Collaborating for Long-Lasting Brand Impact
I had the pleasure of presenting a workshop at the 2022 AMA on “Combining Marketing and Communication for Long-Lasting Brand Impact” with all-star higher ed leaders Jenny Petty (University of Montana), Binti Harvey (Scripps College), and Teresa Valerio Parrot (TVP Communications). We showed campuses how they need both marketing and communications professionals to collaborate to achieve institutional goals.
Although they’re often blended together in the name of a single department, marketing and communication are distinct disciplines. Their essential skills, preferred channels, and ultimate purpose often differ. What they have in common are the audiences they seek to impact or influence on behalf of their campus brand.
Working Together to Understand Your Campus Brand
Insights from our strategic partnership with UMontana offer a framework for combining effective collaboration, audience insights, and content repurposing to achieve maximum brand impact for the people you care about most. With a partnership, we measure relevant brand metrics (including conversation volume, unique authors, content sources, and earned mention volume) on an ongoing basis.
These metrics are critical to developing brand awareness—how your audiences perceive you—because they tell the whole story. They reflect a comprehensive view of the online conversation about your campus and help you answer questions that inform your strategy. The metrics measure the entire online conversation with direct goal-related conversions, rather than the vanity metrics most social media platforms choose to report, like followers or “likes.”
Without athletics (which would roughly triple these totals!), UMontana’s conversation at a glance for the 2021–2022 academic year looked like this:
- ~51,000 mentions
- By nearly 17,500 authors
- Reaching 173 million screens and devices
- Earned conversation: 89% of mentions
- Social media: 68% of mentions
- News sites: 25% of mentions
When you recognize that nearly three-quarters of conversation about your campus happens on social media, it's even more important to think about those channels as a core aspect of your communication strategy. Yet traditionally, social media is largely seen as a marketing tool. The common thread between marketing and communication and one way to bridge these two disciplines is goals—and audiences.
Becoming Audience Centric
Once you know what you’re trying to achieve (and it’s always a good reminder to look back on your goals to keep you grounded!), think about what people must do, believe, or understand for you to achieve your goals. That is a target audience.

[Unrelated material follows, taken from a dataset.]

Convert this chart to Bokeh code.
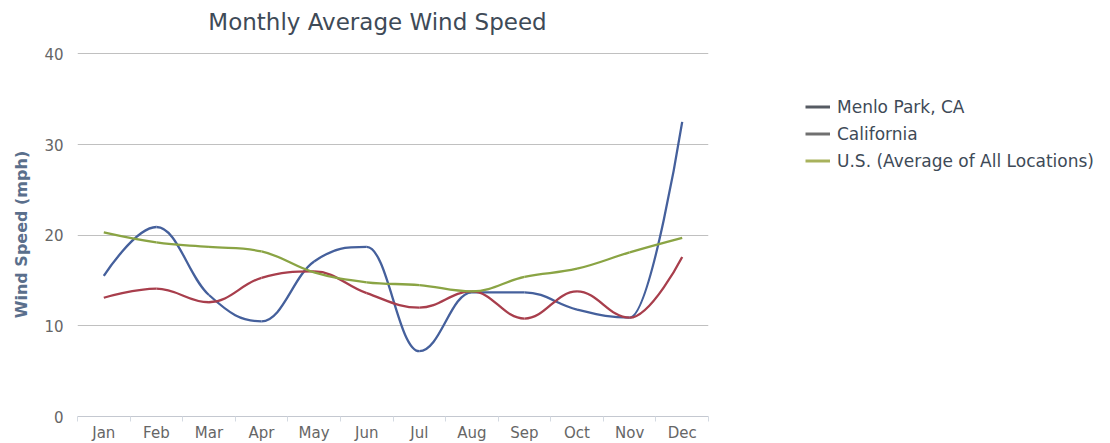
from bokeh.plotting import figure
from bokeh.models import Range1d, FixedTicker, Legend, LegendItem, ColumnDataSource, Label
from bokeh.embed import file_html
from bokeh.resources import INLINE

# Monthly average wind speed (mph)
months = ["Jan", "Feb", "Mar", "Apr", "May", "Jun",
          "Jul", "Aug", "Sep", "Oct", "Nov", "Dec"]
menlo_park = [15.5, 20.9, 13.4, 10.5, 17.1, 18.7, 7.2, 13.7, 13.7, 11.8, 10.9, 32.5]
california = [13.1, 14.1, 12.6, 15.3, 16.0, 13.6, 12.0, 13.8, 10.8, 13.8, 10.9, 17.6]
us_average = [20.3, 19.2, 18.7, 18.2, 15.9, 14.8, 14.5, 13.8, 15.4, 16.3, 18.1, 19.7]

series_names = ["Menlo Park, CA", "California", "U.S. (Average of All Locations)"]
y_ticks = [0, 10, 20, 30, 40]

FONT = "DejaVu Sans"


def spline_segments(xs, ys, smoothing=1.5):
    """Cubic bezier segments through the points (Highcharts-style spline)."""
    denom = smoothing + 1
    n = len(xs)
    left = [None] * n
    right = [None] * n
    for i in range(1, n - 1):
        lx, ly = xs[i - 1], ys[i - 1]
        nx, ny = xs[i + 1], ys[i + 1]
        x, y = xs[i], ys[i]
        lcx = (smoothing * x + lx) / denom
        lcy = (smoothing * y + ly) / denom
        rcx = (smoothing * x + nx) / denom
        rcy = (smoothing * y + ny) / denom
        if rcx != lcx:
            corr = ((rcy - lcy) * (rcx - x)) / (rcx - lcx) + y - rcy
            lcy += corr
            rcy += corr
        if lcy > ly and lcy > y:
            lcy = max(ly, y)
            rcy = 2 * y - lcy
        elif lcy < ly and lcy < y:
            lcy = min(ly, y)
            rcy = 2 * y - lcy
        if rcy > ny and rcy > y:
            rcy = max(ny, y)
            lcy = 2 * y - rcy
        elif rcy < ny and rcy < y:
            rcy = min(ny, y)
            lcy = 2 * y - rcy
        left[i] = (lcx, lcy)
        right[i] = (rcx, rcy)
    seg = dict(x0=[], y0=[], x1=[], y1=[], cx0=[], cy0=[], cx1=[], cy1=[])
    for i in range(1, n):
        c0 = right[i - 1] or (xs[i - 1], ys[i - 1])
        c1 = left[i] or (xs[i], ys[i])
        seg["x0"].append(xs[i - 1]); seg["y0"].append(ys[i - 1])
        seg["x1"].append(xs[i]); seg["y1"].append(ys[i])
        seg["cx0"].append(c0[0]); seg["cy0"].append(c0[1])
        seg["cx1"].append(c1[0]); seg["cy1"].append(c1[1])
    return seg


p = figure(frame_width=631, frame_height=364,
           output_backend="svg", toolbar_location=None,
           x_range=Range1d(0.5, 12.5), y_range=Range1d(0, 40.15),
           min_border_left=77, min_border_right=402,
           min_border_top=52, min_border_bottom=27)
p.outline_line_color = None
p.background_fill_color = "white"
p.border_fill_color = "white"

# chart title, placed in the panel above the plot area
title = Label(x=300, y=31, x_units="screen", y_units="screen",
              text="Monthly Average Wind Speed", text_align="center",
              text_baseline="alphabetic", text_font=FONT,
              text_font_size="23px", text_color="#3e4a57")
p.add_layout(title, "above")

# axes
xpos = list(range(1, len(months) + 1))
p.xaxis.ticker = FixedTicker(ticks=xpos, minor_ticks=[i + 0.5 for i in range(0, 13)])
p.xaxis.major_label_overrides = {i: m for i, m in zip(xpos, months)}
p.xaxis.major_tick_line_color = None
p.xaxis.major_tick_out = 0
p.xaxis.major_tick_in = 0
p.xaxis.minor_tick_in = 0
p.xaxis.minor_tick_out = 5
p.xaxis.minor_tick_line_color = "#d4dae2"
p.xaxis.axis_line_color = "#c4c8d0"
p.xaxis.major_label_standoff = 2
p.xaxis.major_label_text_font = FONT
p.xaxis.major_label_text_font_size = "15px"
p.xaxis.major_label_text_color = "#666666"

p.yaxis.ticker = FixedTicker(ticks=y_ticks)
p.yaxis.axis_line_color = None
p.yaxis.major_tick_line_color = None
p.yaxis.major_tick_out = 0
p.yaxis.major_tick_in = 0
p.yaxis.minor_tick_line_color = None
p.yaxis.major_label_standoff = 14
p.yaxis.major_label_text_font = FONT
p.yaxis.major_label_text_font_size = "15px"
p.yaxis.major_label_text_color = "#666666"
p.yaxis.axis_label = "Wind Speed (mph)"
p.yaxis.axis_label_text_font = FONT
p.yaxis.axis_label_text_font_size = "16px"
p.yaxis.axis_label_text_font_style = "bold"
p.yaxis.axis_label_text_color = "#5a6f8c"
p.yaxis.axis_label_standoff = 10

p.xgrid.grid_line_color = None
p.ygrid.ticker = FixedTicker(ticks=y_ticks[1:])
p.ygrid.grid_line_color = "#c0c0c0"
p.ygrid.grid_line_width = 1

# series
colors = ["#45609c", "#a83e4c", "#8aa444"]
legend_colors = ["#565b63", "#707070", "#a8b25c"]
xs = [float(v) for v in xpos]
for vals, col in zip([menlo_park, california, us_average], colors):
    src = ColumnDataSource(spline_segments(xs, vals))
    p.bezier(x0="x0", y0="y0", x1="x1", y1="y1", cx0="cx0", cy0="cy0",
             cx1="cx1", cy1="cy1", source=src, line_color=col, line_width=2.3)

# legend entries (swatch renderers sit below the visible y range)
items = []
for name, col in zip(series_names, legend_colors):
    r = p.line(x=[1, 2], y=[-100, -100], line_color=col, line_width=3)
    items.append(LegendItem(label=name, renderers=[r]))
legend = Legend(items=items, location=(97, 242), orientation="vertical",
                padding=0, margin=0, spacing=0, border_line_color=None,
                background_fill_alpha=0, glyph_width=25, glyph_height=27,
                label_height=27, label_standoff=7,
                label_text_font=FONT, label_text_font_size="17px",
                label_text_color="#3e4a57")
p.add_layout(legend, "right")

open("out.html", "w").write(file_html(p, INLINE))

The general public is not a target audience. If you aim your content and efforts at everyone, they’re perfect for no one.
Marketers and communicators need to be audience-centric to keep up with our rapidly changing communication landscape. This means identifying and understanding target audiences. When we think of audiences in higher ed, we typically think of students (both prospective and currently enrolled), alumni, donors, faculty and staff, and maybe families and parents.
It may seem counter-intuitive, but the more specific your target audience is (and therefore, the smaller it is), the more likely you’ll identify and communicate with them. To do this effectively, you need relentless empathy for audiences, not for marketing and communication channels. Instead of asking, “Should we be on TikTok?” or “Where should we pitch this article?” ask, “where are we most likely to reach our target audiences?” This is one of the places marketers shine and support their communications colleagues.
To answer this question well, it’s really difficult to use broad categories like “prospective students” or “alumni.” Those aren’t homogenous audiences! You need to know more about specific audience behavior, which you can glean from public research (like the Pew Research Center), industry research, or in some cases your own campus data gathered from surveys or social listening.
Repurpose Content to Reach Your Audiences
We shouldn’t think about a strategy for each platform in isolation. Instead, think about how you build an integrated strategy that combines channels and audiences. No matter what the content is, how can you make sure it reaches every audience it should in an appropriate way? One piece of content should be able to live beyond wherever the conversation started.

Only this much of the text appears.